Social Security is an integral source of income for millions of seniors. In fact, around three-quarters of retirees say they rely on their benefits significantly, according to a 2022 survey from The Motley Fool.

So it's crucial to ensure you have the right strategy to maximize your monthly checks. If you're closing in on retirement, there's one important question to ask yourself before you start taking Social Security: How much will you collect in benefits per month?

Person sitting on a couch looking at a calculator.

Image source: Getty Images.

Why it's critical to know your benefit amount

Before you begin claiming, it's wise to know approximately how much to expect in benefits. If you don't know your benefit amount and it ends up being lower than you anticipated, it could spell trouble for your retirement.

Your benefit amount is based on several factors, including:

  • The number of years you've worked
  • Your earnings throughout your career
  • The age you begin claiming
  • Your marital status (as you could be eligible for spousal or divorce benefits)

The age you start taking Social Security will have an especially significant impact on your benefit amount. Age 62 is the earliest you can file, but you'll receive smaller checks the earlier you begin claiming.

To collect the full benefit amount you're entitled to, you'll need to wait to file until your full retirement age (FRA). While your exact FRA will depend on your birth year, it will fall between the ages of 66 and 67.

How to easily check your benefit amount

Even if you're not retired yet, there's a simple way to check your benefit amount online. First, you'll need to create a mySocialSecurity account, if you don't have one already.

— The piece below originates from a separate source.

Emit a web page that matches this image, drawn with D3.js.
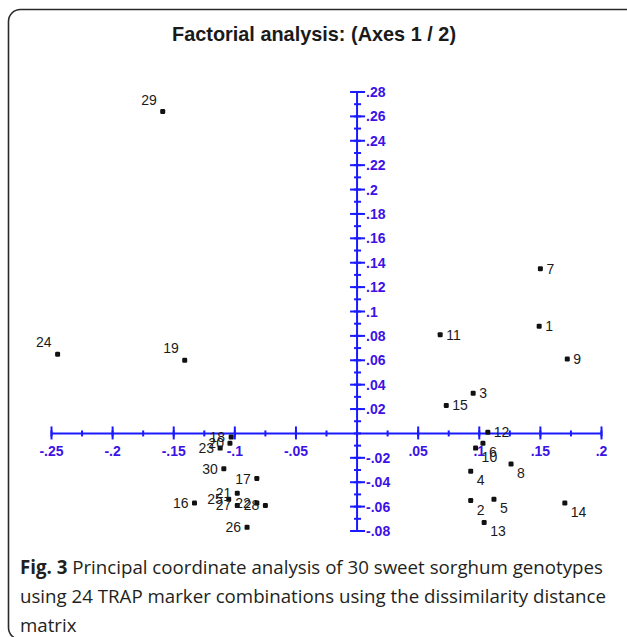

Once logged in, you can check your statements for an estimate of your benefit amount based on your real earnings and work history.

Keep in mind, though, that this estimate assumes you'll file for benefits at your FRA. If you begin claiming earlier, your monthly payments will be permanently reduced by up to 30%. By waiting until after your FRA to file, you'll receive your full benefit amount plus up to 32% extra each month.

Once you have an estimate of your future benefit amount, it's a little easier to tell whether your finances are on track for retirement. If Social Security is going to be a major source of income, it's especially important to have an idea of how much you can expect.

Simple ways to increase your benefits

If you find that you'll be receiving less than you expected from Social Security (or if you simply want larger checks), there are ways to increase the size of your payments.

Perhaps the simplest way is to delay claiming benefits. Waiting even a year or two to start taking Social Security can result in hundreds of dollars more per month. While this option won't be a good fit for everyone, if you're looking to maximize your monthly income, delaying benefits is one of the most effective ways to do it.

If you're able to increase your income, that could also help. The Social Security Administration calculates your basic benefit amount (or the amount you'll receive at your FRA) by taking an average of your wages over the 35 highest-earning years of your career. Increasing your income will result in a higher earnings average — and a larger benefit.

There's a lot of planning involved in retirement, but it's worth the effort. By getting an estimate of your future benefit amount before you start taking Social Security, you can ensure you're as prepared as possible.